The questions I have are: 


*

*do I misunderstand this material or the induction axiom is not necessary to conclude the first Gödel's incompleteness theorem?

*Does Gödel's first theorem apply only to the language where the unification of predicates is allowed in the statement?

*Is $Q$ theory complete or not for the first-order language? I.e. for the language where we are allowed to write $\forall x$ where $x$ is a variable, but not $\forall P$ where $P$ is a predicate.
 A: Below, all theories/sentences are first-order.

First, let's recall the meaning of (in)completeness:

A theory $T$ is incomplete if there is some sentence $\alpha$ in the language of $T$ such that $T$ neither proves nor disproves $\alpha$.

Note that $\alpha$ must be a sentence - that is, it cannot involve free variables.
It turns out that this purely syntactic situation can equivalently be described semantically:

$T$ is incomplete iff there is some sentence $\alpha$ in the language of $T$ such that $\alpha$ is true in some models of $T$ and false in other models of $T$.

This is (an equivalent rephrasing of) what could be called the "Fundamental Theorem of Provability" - but is unfortunately called the completeness theorem (even worse, it's also due to Godel!). Note that the term "(in)complete" is annoyingly overloaded: (in)completeness of a theory is a very different thing from (in)completeness of a proof system. 
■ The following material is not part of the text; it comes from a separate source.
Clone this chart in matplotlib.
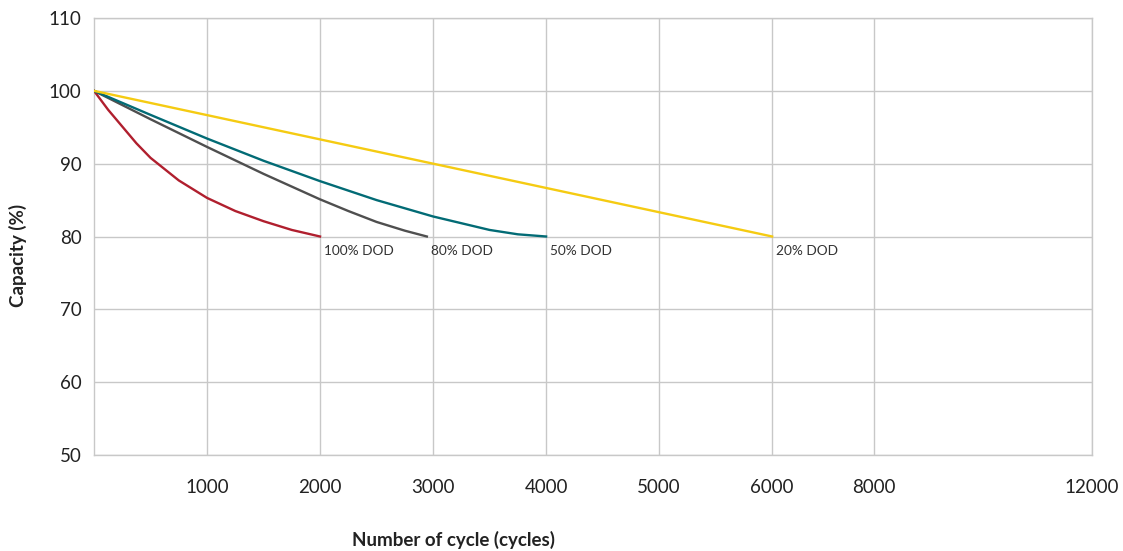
import numpy as np
import matplotlib.pyplot as plt

# data (cycles, capacity %)
dod100_x = [0, 125, 250, 375, 500, 750, 1000, 1250, 1500, 1750, 2000]
dod100_y = [100, 97.4, 95.1, 92.8, 90.8, 87.7, 85.3, 83.5, 82.1, 80.9, 80]
dod80_x = [0, 500, 1000, 1500, 2000, 2250, 2500, 2750, 2945]
dod80_y = [100, 96.1, 92.3, 88.6, 85.1, 83.5, 82.0, 80.8, 80]
dod50_x = [0, 500, 1000, 1500, 2000, 2500, 3000, 3500, 3750, 4000]
dod50_y = [100, 96.7, 93.45, 90.4, 87.6, 85.0, 82.75, 80.9, 80.3, 80]
dod20_x = [0, 6000]
dod20_y = [100, 80]
labels = ["100% DOD", "80% DOD", "50% DOD", "20% DOD"]
xticks = [1000, 2000, 3000, 4000, 5000, 6000, 8000, 12000]
yticks = [50, 60, 70, 80, 90, 100, 110]

# uneven x axis: evenly spaced up to 6000, squeezed after
brk_c = [0, 6000, 8000, 12000]
brk_p = [0, 6, 6.9, 8.83]

def fwd(x):
    return np.interp(x, brk_c, brk_p, left=-1e9, right=1e9)

def inv(p):
    return np.interp(p, brk_p, brk_c)

plt.rcParams['font.family'] = ['Lato', 'DejaVu Sans']

fig = plt.figure(figsize=(11.23, 5.51), dpi=100)
ax = fig.add_axes([94/1123, 1-455/551, 998/1123, 437/551])
ax.set_xscale('function', functions=(fwd, inv))

series = [
    (dod100_x, dod100_y, '#b01f2e'),
    (dod80_x, dod80_y, '#4f4f4f'),
    (dod50_x, dod50_y, '#026b75'),
    (dod20_x, dod20_y, '#f5cb12'),
]
for (xs, ys, c), lab in zip(series, labels):
    ax.plot(xs, ys, color=c, lw=1.7, zorder=3, solid_joinstyle='round')
    ax.annotate(lab, (xs[-1], ys[-1]), xytext=(3, -6), textcoords='offset points',
                ha='left', va='top', fontsize=9.8, color='#333333')

ax.set_xlim(0, 12000)
ax.set_ylim(50, 110)
ax.set_xticks(xticks)
ax.set_xticklabels([str(t) for t in xticks])
ax.set_yticks(yticks)
ax.grid(True, color='#c8c8c8', lw=1)
ax.set_axisbelow(True)
for s in ax.spines.values():
    s.set_color('#c8c8c8')
    s.set_linewidth(1)
ax.tick_params(axis='both', length=0, labelsize=13.5, colors='#222222')
ax.tick_params(axis='x', pad=17)
ax.tick_params(axis='y', pad=9)

ax.set_xlabel('Number of cycle (cycles)', fontsize=13.5, fontweight='bold', color='#222222')
ax.xaxis.label.set(ha='center', va='center')
ax.xaxis.set_label_coords((453-94)/998, -(540-455)/437)
ax.set_ylabel('Capacity (%)', fontsize=13.5, fontweight='bold', color='#222222')
ax.yaxis.label.set(ha='center', va='center')
ax.yaxis.set_label_coords((18-94)/998, (455-255)/437)

fig.savefig('out.png', dpi=100)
With that out of the way, you are correct: induction plays no role in Godel's first incompleteness theorem. The most general common phrasing of GFIT is the following (basically observed by Robinson, following Rosser's improvement on Godel's original argument):

Suppose$^1$ $T$ is a consistent first-order theory which is computably axiomatizable and interprets Robinson arithmetic $\mathsf{Q}$. Then $T$ is incomplete - that is, there is a sentence $\alpha$ in the language of $\mathsf{Q}$ such that $T$ neither proves nor disproves $\alpha$ (and so by the completeness theorem, is true in some models of $T$ and false in others).

(The term "interprets" here is a technical one - basically, it lets us shift attention to theories in other languages, like $\mathsf{ZFC}$. If you like, ignore it for now and replace it with "contains $\mathsf{Q}$.")
So $\mathsf{Q}$ is in fact very strongly incomplete. This property is called essential incompleteness.$^2$ Note that unlike mere incompleteness, essential incompleteness is not "downwards hereditary" - every essentially incomplete theory has a subtheory which is not essentially incomplete, namely the set of all tautologies. So while the incompleteness of $\mathsf{Q}$ trivially follows from the incompleteness of $\mathsf{PA}$, the essential incompleteness of $\mathsf{Q}$ isn't a trivial consequence of the essential incompleteness of $\mathsf{PA}$. This failure of downwards hereditariness means that the irrelevance of induction here is actually quite interesting.
For an in-depth analysis of what exactly is necessary for GFIT, and why in particular interpreting $\mathsf{Q}$ is fairly optimal, see e.g. this article of Beklemishev, especially section $4$.

$^1$Each of the hypotheses in GFIT (consistency, computable axiomatizability, and interpreting $\mathsf{Q}$) is necessary. It's obvious that consistency can't be dropped. To see that computable axiomatizability can't be dropped, consider the set of all true sentences of arithmetic; this is trivially complete and consistent and interprets $\mathsf{Q}$, but it isn't computably axiomatizable. Finally, there are in fact quite interesting examples of computably axiomatizable complete consistent theories - e.g. real closed fields (and this means that in a precise sense $\mathbb{R}$ is logically simpler than $\mathbb{N}$!) - but these are "weak" in the sense that they do not interpret $\mathsf{Q}$.
$^2$ Actually, essential incompleteness is usually phrased as the weaker property "$T$ is essentially incomplete iff every consistent computably axiomatizable extension of $T$ is incomplete," rather than in terms of interpretability, but this in fact implies the stronger version involving interpretations.